## Information provided
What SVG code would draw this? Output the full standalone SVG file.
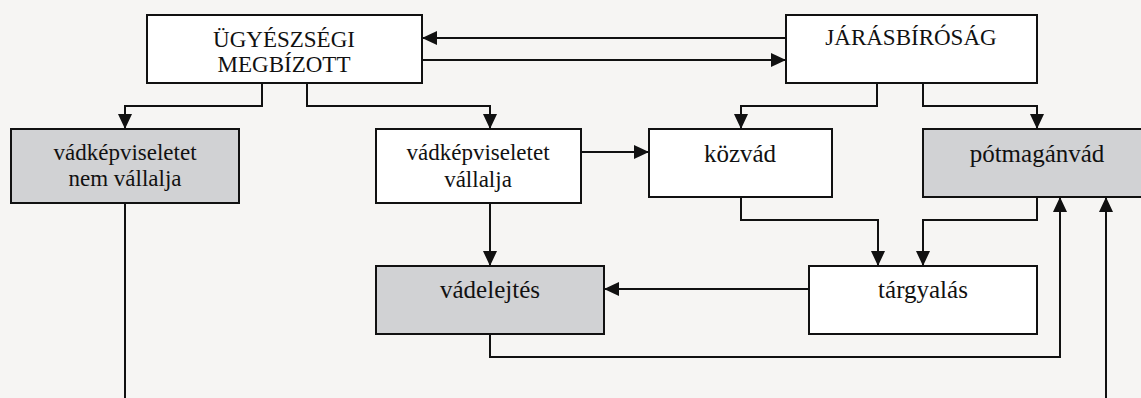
<svg xmlns="http://www.w3.org/2000/svg" width="1141" height="398" viewBox="0 0 1141 398">
<style>
.box{fill:#ffffff;stroke:#111;stroke-width:2}
.gray{fill:#d1d2d4;stroke:#111;stroke-width:2}
.lbl{font-family:"Liberation Serif","Times New Roman",serif;font-size:23px;fill:#111;text-anchor:middle}
.big{font-size:25px}
.ln{fill:none;stroke:#111;stroke-width:2}
</style>
<defs>
<marker id="ah" markerUnits="userSpaceOnUse" markerWidth="15" markerHeight="14" refX="15" refY="7" orient="auto">
<path d="M0,0 L15,7 L0,14 z" fill="#111"/>
</marker>
</defs>
<rect width="1141" height="398" fill="#f6f5f3"/>
<g id="connectors">
<path class="ln" d="M786,38 H422" marker-end="url(#ah)"/>
<path class="ln" d="M422,60 H786" marker-end="url(#ah)"/>
<path class="ln" d="M262,83 V106 H125 V129" marker-end="url(#ah)"/>
<path class="ln" d="M307,83 V106 H490 V129" marker-end="url(#ah)"/>
<path class="ln" d="M877,83 V106 H741 V129" marker-end="url(#ah)"/>
<path class="ln" d="M923,83 V106 H1037 V129" marker-end="url(#ah)"/>
<path class="ln" d="M581,152 H649" marker-end="url(#ah)"/>
<path class="ln" d="M490,203 V266" marker-end="url(#ah)"/>
<path class="ln" d="M741,197 V220 H878 V266" marker-end="url(#ah)"/>
<path class="ln" d="M1037,197 V220 H923 V266" marker-end="url(#ah)"/>
<path class="ln" d="M809,289 H604" marker-end="url(#ah)"/>
<path class="ln" d="M490,334 V357 H1060 V197" marker-end="url(#ah)"/>
<path class="ln" d="M125,203 V398"/>
<path class="ln" d="M1106,398 V197" marker-end="url(#ah)"/>
</g>
<g id="ugyeszsegi">
<rect class="box" x="147" y="15" width="275" height="68"/>
<text class="lbl" x="284" y="47">ÜGYÉSZSÉGI</text>
<text class="lbl" x="284" y="72">MEGBÍZOTT</text>
</g>
<g id="jarasbirosag">
<rect class="box" x="786" y="15" width="251" height="68"/>
<text class="lbl" x="911" y="45">JÁRÁSBÍRÓSÁG</text>
</g>
<g id="nem-vallalja">
<rect class="gray" x="11" y="129" width="228" height="74"/>
<text class="lbl" x="125" y="160">vádképviseletet</text>
<text class="lbl" x="125" y="186">nem vállalja</text>
</g>
<g id="vallalja">
<rect class="box" x="376" y="129" width="205" height="74"/>
<text class="lbl" x="478" y="160">vádképviseletet</text>
<text class="lbl" x="478" y="187">vállalja</text>
</g>
<g id="kozvad">
<rect class="box" x="649" y="129" width="183" height="68"/>
<text class="lbl big" x="740" y="162">közvád</text>
</g>
<g id="potmaganvad">
<rect class="gray" x="923" y="129" width="230" height="68"/>
<text class="lbl big" x="1037" y="162">pótmagánvád</text>
</g>
<g id="vadelejtes">
<rect class="gray" x="376" y="266" width="228" height="68"/>
<text class="lbl big" x="490" y="298">vádelejtés</text>
</g>
<g id="targyalas">
<rect class="box" x="809" y="266" width="228" height="68"/>
<text class="lbl big" x="923" y="298">tárgyalás</text>
</g>
</svg>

## Request
Quote the data exactly, leaving every image out of the copy.

## Answer in full
What SVG code would draw this? Output the full standalone SVG file.
<svg xmlns="http://www.w3.org/2000/svg" width="1141" height="398" viewBox="0 0 1141 398">
<style>
.box{fill:#ffffff;stroke:#111;stroke-width:2}
.gray{fill:#d1d2d4;stroke:#111;stroke-width:2}
.lbl{font-family:"Liberation Serif","Times New Roman",serif;font-size:23px;fill:#111;text-anchor:middle}
.big{font-size:25px}
.ln{fill:none;stroke:#111;stroke-width:2}
</style>
<defs>
<marker id="ah" markerUnits="userSpaceOnUse" markerWidth="15" markerHeight="14" refX="15" refY="7" orient="auto">
<path d="M0,0 L15,7 L0,14 z" fill="#111"/>
</marker>
</defs>
<rect width="1141" height="398" fill="#f6f5f3"/>
<g id="connectors">
<path class="ln" d="M786,38 H422" marker-end="url(#ah)"/>
<path class="ln" d="M422,60 H786" marker-end="url(#ah)"/>
<path class="ln" d="M262,83 V106 H125 V129" marker-end="url(#ah)"/>
<path class="ln" d="M307,83 V106 H490 V129" marker-end="url(#ah)"/>
<path class="ln" d="M877,83 V106 H741 V129" marker-end="url(#ah)"/>
<path class="ln" d="M923,83 V106 H1037 V129" marker-end="url(#ah)"/>
<path class="ln" d="M581,152 H649" marker-end="url(#ah)"/>
<path class="ln" d="M490,203 V266" marker-end="url(#ah)"/>
<path class="ln" d="M741,197 V220 H878 V266" marker-end="url(#ah)"/>
<path class="ln" d="M1037,197 V220 H923 V266" marker-end="url(#ah)"/>
<path class="ln" d="M809,289 H604" marker-end="url(#ah)"/>
<path class="ln" d="M490,334 V357 H1060 V197" marker-end="url(#ah)"/>
<path class="ln" d="M125,203 V398"/>
<path class="ln" d="M1106,398 V197" marker-end="url(#ah)"/>
</g>
<g id="ugyeszsegi">
<rect class="box" x="147" y="15" width="275" height="68"/>
<text class="lbl" x="284" y="47">ÜGYÉSZSÉGI</text>
<text class="lbl" x="284" y="72">MEGBÍZOTT</text>
</g>
<g id="jarasbirosag">
<rect class="box" x="786" y="15" width="251" height="68"/>
<text class="lbl" x="911" y="45">JÁRÁSBÍRÓSÁG</text>
</g>
<g id="nem-vallalja">
<rect class="gray" x="11" y="129" width="228" height="74"/>
<text class="lbl" x="125" y="160">vádképviseletet</text>
<text class="lbl" x="125" y="186">nem vállalja</text>
</g>
<g id="vallalja">
<rect class="box" x="376" y="129" width="205" height="74"/>
<text class="lbl" x="478" y="160">vádképviseletet</text>
<text class="lbl" x="478" y="187">vállalja</text>
</g>
<g id="kozvad">
<rect class="box" x="649" y="129" width="183" height="68"/>
<text class="lbl big" x="740" y="162">közvád</text>
</g>
<g id="potmaganvad">
<rect class="gray" x="923" y="129" width="230" height="68"/>
<text class="lbl big" x="1037" y="162">pótmagánvád</text>
</g>
<g id="vadelejtes">
<rect class="gray" x="376" y="266" width="228" height="68"/>
<text class="lbl big" x="490" y="298">vádelejtés</text>
</g>
<g id="targyalas">
<rect class="box" x="809" y="266" width="228" height="68"/>
<text class="lbl big" x="923" y="298">tárgyalás</text>
</g>
</svg>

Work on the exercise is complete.